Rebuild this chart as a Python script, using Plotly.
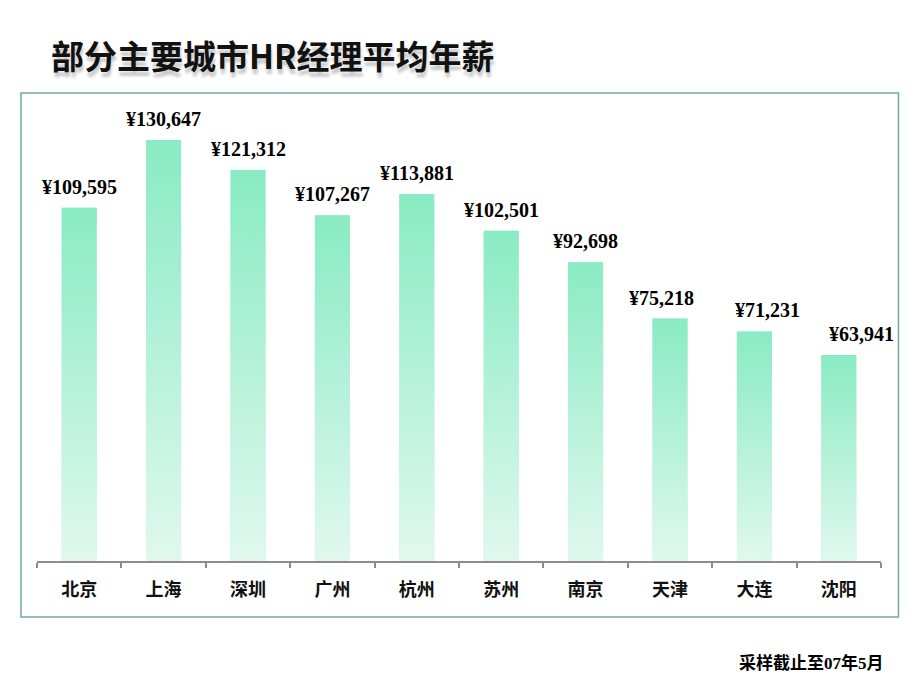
import plotly.graph_objects as go

# ---- data ----
cities = ["北京", "上海", "深圳", "广州", "杭州", "苏州", "南京", "天津", "大连", "沈阳"]
salaries = [109595, 130647, 121312, 107267, 113881, 102501, 92698, 75218, 71231, 63941]
title_text = "部分主要城市HR经理平均年薪"
note_text = "采样截止至07年5月"

# ---- style ----
label_dx = [0, 0, 0, 0, 0, 0, 0, -9, 13, 23]   # manual label nudges seen in the original
bar_w = 0.415
top_col = "#89EBC4"
bot_col = "#E0F8EE"

idx = list(range(len(cities)))
fig = go.Figure()

# base bars (data marks)
fig.add_trace(go.Bar(x=idx, y=salaries, width=bar_w, marker=dict(color="#B5F1D9", line=dict(width=0)),
                     hoverinfo="skip", showlegend=False))

# per-bar vertical gradient overlay
for i, v in zip(idx, salaries):
    fig.add_trace(go.Scatter(
        x=[i - bar_w / 2, i - bar_w / 2, i + bar_w / 2, i + bar_w / 2, i - bar_w / 2],
        y=[0, v, v, 0, 0],
        mode="lines", line=dict(width=0), fill="toself",
        fillgradient=dict(type="vertical", colorscale=[[0, bot_col], [1, top_col]]),
        hoverinfo="skip", showlegend=False))

# value labels
for i, v in zip(idx, salaries):
    fig.add_annotation(x=i, y=v, text=f"¥{v:,}", showarrow=False, yshift=21, xshift=label_dx[i],
                       yanchor="middle",
                       font=dict(family="Liberation Serif", size=20, color="#000000", weight=700))

# title
fig.add_annotation(xref="paper", yref="paper", x=0.0142, y=1.0975, xanchor="left", yanchor="middle",
                   text=title_text, showarrow=False,
                   font=dict(family="Noto Sans CJK SC", size=33, color="#111111", weight=700,
                             shadow="1px 5px 3px rgba(0,0,0,0.22)"))

# footnote
fig.add_annotation(xref="paper", yref="paper", x=1.0065, y=-0.2223, xanchor="right", yanchor="middle",
                   text=note_text, showarrow=False,
                   font=dict(family="Liberation Serif, Noto Sans CJK SC", size=17, color="#000000", weight=700))

# frame
fig.add_shape(type="rect", xref="paper", yref="paper", x0=-0.019, x1=1.0207, y0=-0.1215, y1=1.0152,
              line=dict(color="#6FA9A0", width=1.5), fillcolor="rgba(0,0,0,0)", layer="below")

# page body adds an 8px offset, so the figure is sized/margined to compensate
fig.update_layout(
    width=912, height=682,
    margin=dict(l=29, r=39, t=92, b=129),
    paper_bgcolor="white", plot_bgcolor="white",
    bargap=0.5,
    xaxis=dict(range=[-0.5, len(cities) - 0.5], tickmode="array", tickvals=idx, ticktext=cities,
               showgrid=False, zeroline=False, showline=True, linecolor="#8C8C8C", linewidth=1.5,
               ticks="", ticklabelstandoff=12,
               tickfont=dict(family="Noto Sans CJK SC", size=18, color="#111111", weight=700),
               minor=dict(tickmode="array", tickvals=[k - 0.5 for k in range(len(cities) + 1)],
                          ticks="outside", ticklen=5, tickcolor="#8C8C8C", tickwidth=1.5, showgrid=False)),
    yaxis=dict(range=[0, 143030], visible=False, showgrid=False, zeroline=False),
)

fig.write_html("out.html")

_ _ _ _

**Task goal:**
Return the listing above word for word, with the pictures removed.

**Finished answer:**
Rebuild this chart as a Python script, using Plotly.
import plotly.graph_objects as go

# ---- data ----
cities = ["北京", "上海", "深圳", "广州", "杭州", "苏州", "南京", "天津", "大连", "沈阳"]
salaries = [109595, 130647, 121312, 107267, 113881, 102501, 92698, 75218, 71231, 63941]
title_text = "部分主要城市HR经理平均年薪"
note_text = "采样截止至07年5月"

# ---- style ----
label_dx = [0, 0, 0, 0, 0, 0, 0, -9, 13, 23]   # manual label nudges seen in the original
bar_w = 0.415
top_col = "#89EBC4"
bot_col = "#E0F8EE"

idx = list(range(len(cities)))
fig = go.Figure()

# base bars (data marks)
fig.add_trace(go.Bar(x=idx, y=salaries, width=bar_w, marker=dict(color="#B5F1D9", line=dict(width=0)),
                     hoverinfo="skip", showlegend=False))

# per-bar vertical gradient overlay
for i, v in zip(idx, salaries):
    fig.add_trace(go.Scatter(
        x=[i - bar_w / 2, i - bar_w / 2, i + bar_w / 2, i + bar_w / 2, i - bar_w / 2],
        y=[0, v, v, 0, 0],
        mode="lines", line=dict(width=0), fill="toself",
        fillgradient=dict(type="vertical", colorscale=[[0, bot_col], [1, top_col]]),
        hoverinfo="skip", showlegend=False))

# value labels
for i, v in zip(idx, salaries):
    fig.add_annotation(x=i, y=v, text=f"¥{v:,}", showarrow=False, yshift=21, xshift=label_dx[i],
                       yanchor="middle",
                       font=dict(family="Liberation Serif", size=20, color="#000000", weight=700))

# title
fig.add_annotation(xref="paper", yref="paper", x=0.0142, y=1.0975, xanchor="left", yanchor="middle",
                   text=title_text, showarrow=False,
                   font=dict(family="Noto Sans CJK SC", size=33, color="#111111", weight=700,
                             shadow="1px 5px 3px rgba(0,0,0,0.22)"))

# footnote
fig.add_annotation(xref="paper", yref="paper", x=1.0065, y=-0.2223, xanchor="right", yanchor="middle",
                   text=note_text, showarrow=False,
                   font=dict(family="Liberation Serif, Noto Sans CJK SC", size=17, color="#000000", weight=700))

# frame
fig.add_shape(type="rect", xref="paper", yref="paper", x0=-0.019, x1=1.0207, y0=-0.1215, y1=1.0152,
              line=dict(color="#6FA9A0", width=1.5), fillcolor="rgba(0,0,0,0)", layer="below")

# page body adds an 8px offset, so the figure is sized/margined to compensate
fig.update_layout(
    width=912, height=682,
    margin=dict(l=29, r=39, t=92, b=129),
    paper_bgcolor="white", plot_bgcolor="white",
    bargap=0.5,
    xaxis=dict(range=[-0.5, len(cities) - 0.5], tickmode="array", tickvals=idx, ticktext=cities,
               showgrid=False, zeroline=False, showline=True, linecolor="#8C8C8C", linewidth=1.5,
               ticks="", ticklabelstandoff=12,
               tickfont=dict(family="Noto Sans CJK SC", size=18, color="#111111", weight=700),
               minor=dict(tickmode="array", tickvals=[k - 0.5 for k in range(len(cities) + 1)],
                          ticks="outside", ticklen=5, tickcolor="#8C8C8C", tickwidth=1.5, showgrid=False)),
    yaxis=dict(range=[0, 143030], visible=False, showgrid=False, zeroline=False),
)

fig.write_html("out.html")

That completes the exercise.